The Kingdom is currently engaged in operations in Yemen, a complex battlespace where Houthi forces have demonstrated an increasingly sophisticated ability to target coalition assets. We have seen documented cases of MANPADS and loitering munitions being employed against rotary-wing aircraft. A mechanical failure is the default cover. The real question is the threat vector. Was this a kinetic action? Or worse, was it a cyber-enabled failure?
Consider the strategic pivot. Iran has proven its willingness to supply precision strike capabilities to proxies. A helicopter shot down in Saudi airspace, attributed to a maintenance fault, does not trigger the same escalation protocol as a confirmed attack. It is a textbook grey-zone operation: achieve a tactical objective without triggering a full military response.
Let us examine the hardware. The type of helicopter has not been specified, but the Saudi fleet includes UH-60 Black Hawks, attack variants, and transport platforms. If this was a cyber attack on flight control systems, the implications are profound. The US and UK have invested heavily in hardening their own platforms, but allied nations often operate with off-the-shelf electronics. A hostile state actor could seed vulnerabilities during manufacturing or supply chain insertion. The crash site must be treated as a possible digital crime scene.
Logistics matter. The crash occurred during a training or transport mission. The loss of 14 experienced personnel, including crew and likely technicians, represents a brain drain. Each one of those individuals had knowledge of Saudi operational protocols, radio frequencies, and maintenance schedules. The enemy does not just kill people; they degrade institutional knowledge. Replacements will be less experienced, and the training cycle introduces delays in force readiness.
Intelligence failures compound. If this was an attack, where was the signal intelligence? The Houthis operate with Iranian guidance. Their communications are not impenetrable. If we missed chatter about a planned engagement on a specific flight path, that is a systemic failure in coalition ISTAR. We need to review all electronic surveillance tapes from the 48 hours prior. Did a drone overfly the helipad? Was there anomalous radio traffic on the UHF band? These are the questions being asked in the JIC, I assure you.

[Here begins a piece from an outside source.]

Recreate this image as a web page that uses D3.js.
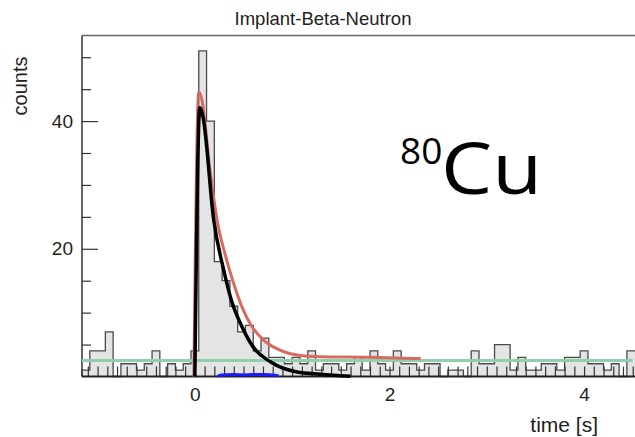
<!DOCTYPE html>
<html>
<head>
<meta charset="utf-8">
<script src="https://cdn.jsdelivr.net/npm/d3@7"></script>
<style>
  html, body { margin: 0; padding: 0; background: #ffffff; }
  svg { display: block; }
</style>
</head>
<body>
<svg id="chart" width="635" height="437"></svg>
<script>
// ---------------- data ----------------
const title = "Implant-Beta-Neutron";
const xLabel = "time [s]";
const yLabel = "counts";
const isotopeMass = "80";
const isotopeSymbol = "Cu";

const binStart = -1.16;   // s, left edge of first bin
const binWidth = 0.08;    // s
const binCounts = [
  1, 4, 4, 7, 0, 2, 2, 1, 2, 4,
  0, 2, 1, 2, 4, 51, 40, 18, 15, 11,
  7, 8, 4, 6, 3, 3, 2, 3, 2, 4,
  1, 2, 2, 1, 2, 3, 1, 4, 2, 1,
  4, 2, 2, 1, 2, 2, 0, 1, 1, 0,
  4, 2, 2, 5, 5, 1, 3, 1, 1, 2,
  2, 1, 3, 3, 4, 2, 2, 1, 2, 0,
  4, 4
];

// fit curves: [time (s), counts]
const totalFit = [
  [-0.01, 0], [0.04, 44.6], [0.074, 43.2], [0.15, 33], [0.228, 24.5], [0.313, 19.0],
  [0.398, 14.6], [0.484, 10.9], [0.587, 7.8], [0.706, 5.7], [0.879, 4.1],
  [1.085, 3.3], [1.29, 3.1], [1.8, 3.0], [2.32, 2.8]
];
const decayFit = [
  [0.0, 0], [0.05, 42.1], [0.085, 40.5], [0.194, 24.5], [0.296, 16.7], [0.38, 11.7],
  [0.484, 7.8], [0.6, 4.6], [0.776, 2.3], [1.05, 0.7], [1.29, 0.36], [1.6, 0.05]
];
const daughterFit = [
  [0.23, 0.0], [0.27, 0.25], [0.4, 0.3], [0.5, 0.25], [0.6, 0.3], [0.7, 0.3], [0.86, 0.1]
];
const backgroundFit = [[-1.16, 2.5], [4.5, 2.5]];

const xTickLabels = [0, 2, 4];
const yTickLabels = [20, 40];

// ---------------- layout ----------------
const svg = d3.select("#chart");
const plotLeft = 82, plotTop = 35.5, plotBottom = 376.5;
const x = d3.scaleLinear().domain([-1.16, 4.64]).range([plotLeft, plotLeft + 5.80 * 97.3]);
const y = d3.scaleLinear().domain([0, 53.4]).range([plotBottom, plotTop]);

const font = "'Liberation Sans', Arial, Helvetica, sans-serif";

// histogram
const edges = binCounts.map((c, i) => binStart + i * binWidth);
const histPts = binCounts.map((c, i) => [edges[i], c]);
histPts.push([binStart + binCounts.length * binWidth, binCounts[binCounts.length - 1]]);

const area = d3.area().x(d => x(d[0])).y0(y(0)).y1(d => y(d[1])).curve(d3.curveStepAfter);
svg.append("path").datum(histPts).attr("d", area).attr("fill", "#e4e4e4");

const outlinePts = [[binStart, 0]];
binCounts.forEach((c, i) => { outlinePts.push([edges[i], c]); outlinePts.push([edges[i] + binWidth, c]); });
svg.append("path").datum(outlinePts)
  .attr("d", d3.line().x(d => x(d[0])).y(d => y(d[1])))
  .attr("fill", "none").attr("stroke", "#4a4a4a").attr("stroke-width", 1.3);

// axes (ticks inside)
const xMinor = d3.range(-11, 47).map(v => v / 10);
svg.append("g").attr("transform", `translate(0,${plotBottom})`)
  .call(d3.axisBottom(x).tickValues(xMinor).tickSize(-10).tickFormat(""))
  .call(g => g.select(".domain").remove())
  .selectAll("line").attr("stroke", "#333").attr("stroke-width", 1.2);

const yMinor = [5, 10, 15, 25, 30, 35, 45, 50];
svg.append("g").attr("transform", `translate(${plotLeft},0)`)
  .call(d3.axisLeft(y).tickValues(yMinor).tickSize(-9).tickFormat(""))
  .call(g => g.select(".domain").remove())
  .selectAll("line").attr("stroke", "#333").attr("stroke-width", 1.2);

const yAx = svg.append("g").attr("transform", `translate(${plotLeft},0)`)
  .call(d3.axisLeft(y).tickValues(yTickLabels).tickSize(-16).tickPadding(9).tickFormat(d3.format("d")));
yAx.select(".domain").remove();
yAx.selectAll("line").attr("stroke", "#333").attr("stroke-width", 1.2);
yAx.selectAll("text").attr("font-family", font).attr("font-size", 19).attr("fill", "#222");

const xAx = svg.append("g").attr("transform", `translate(0,${plotBottom})`)
  .call(d3.axisBottom(x).tickValues(xTickLabels).tickSize(0).tickPadding(11).tickFormat(d3.format("d")));
xAx.select(".domain").remove();
xAx.selectAll("text").attr("font-family", font).attr("font-size", 19).attr("fill", "#222");

// frame
svg.append("line").attr("x1", plotLeft).attr("x2", 640).attr("y1", plotTop).attr("y2", plotTop)
  .attr("stroke", "#666").attr("stroke-width", 1.5);
svg.append("line").attr("x1", plotLeft).attr("x2", plotLeft).attr("y1", plotTop).attr("y2", plotBottom)
  .attr("stroke", "#333").attr("stroke-width", 1.5);
svg.append("line").attr("x1", plotLeft).attr("x2", 640).attr("y1", plotBottom).attr("y2", plotBottom)
  .attr("stroke", "#222").attr("stroke-width", 2);

// fit curves
const fitLine = d3.line().x(d => x(d[0])).y(d => y(d[1])).curve(d3.curveMonotoneX);
const straight = d3.line().x(d => x(d[0])).y(d => y(d[1]));
svg.append("path").datum(backgroundFit).attr("d", straight)
  .attr("fill", "none").attr("stroke", "#8fcfae").attr("stroke-width", 3);
svg.append("path").datum(daughterFit).attr("d", fitLine)
  .attr("fill", "none").attr("stroke", "#1a1aff").attr("stroke-width", 3);
svg.append("path").datum(totalFit).attr("d", fitLine)
  .attr("fill", "none").attr("stroke", "#d86a60").attr("stroke-width", 3);
svg.append("path").datum(decayFit).attr("d", fitLine)
  .attr("fill", "none").attr("stroke", "#000").attr("stroke-width", 3.5);

// texts
svg.append("text").attr("x", 323).attr("y", 25).attr("text-anchor", "middle")
  .attr("font-family", font).attr("font-size", 18.5).attr("fill", "#222").text(title);
svg.append("text").attr("transform", "translate(27,86) rotate(-90)").attr("text-anchor", "middle")
  .attr("font-family", font).attr("font-size", 20).attr("fill", "#222").text(yLabel);
svg.append("text").attr("x", 598).attr("y", 432).attr("text-anchor", "end")
  .attr("font-family", font).attr("font-size", 21).attr("fill", "#222").text(xLabel);

const isoFont = "'Open Sans', 'Noto Sans', sans-serif";
svg.append("text").attr("x", 400).attr("y", 164)
  .attr("font-family", isoFont).attr("font-size", 37).attr("fill", "#000").text(isotopeMass);
svg.append("text").attr("transform", "translate(441,194) scale(1.13,1)")
  .attr("font-family", isoFont).attr("font-size", 72).attr("fill", "#000").text(isotopeSymbol);
</script>
</body>
</html>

British interests are directly affected. There is a large UK training mission in Saudi Arabia. The contractor's immediate confirmation of no British casualties is a containment measure. They are managing the narrative. But behind the scenes, every UK MOD assessment cell is scrambling to update threat matrices. Our personnel fly on those same platforms, operate in adjacent airspace, and share maintenance facilities. If the attack vector was a simple SAM, we tighten defensive counter-air. If it was cyber, we quarantine all flight control software and run full spectrum scans.
Do not let the lack of British deaths lull you into complacence. This is a reconnaissance in force by a hostile actor. They are testing our response times, our classification procedures, and our media handling. The next crash may not be a helicopter. It could be a commercial airliner, or a UK diplomatic convoy. We must treat every unexplained mechanical failure in hostile or semi-permissive environments as an act of war until proven otherwise. Stand by for further reports. The battle-space is not static.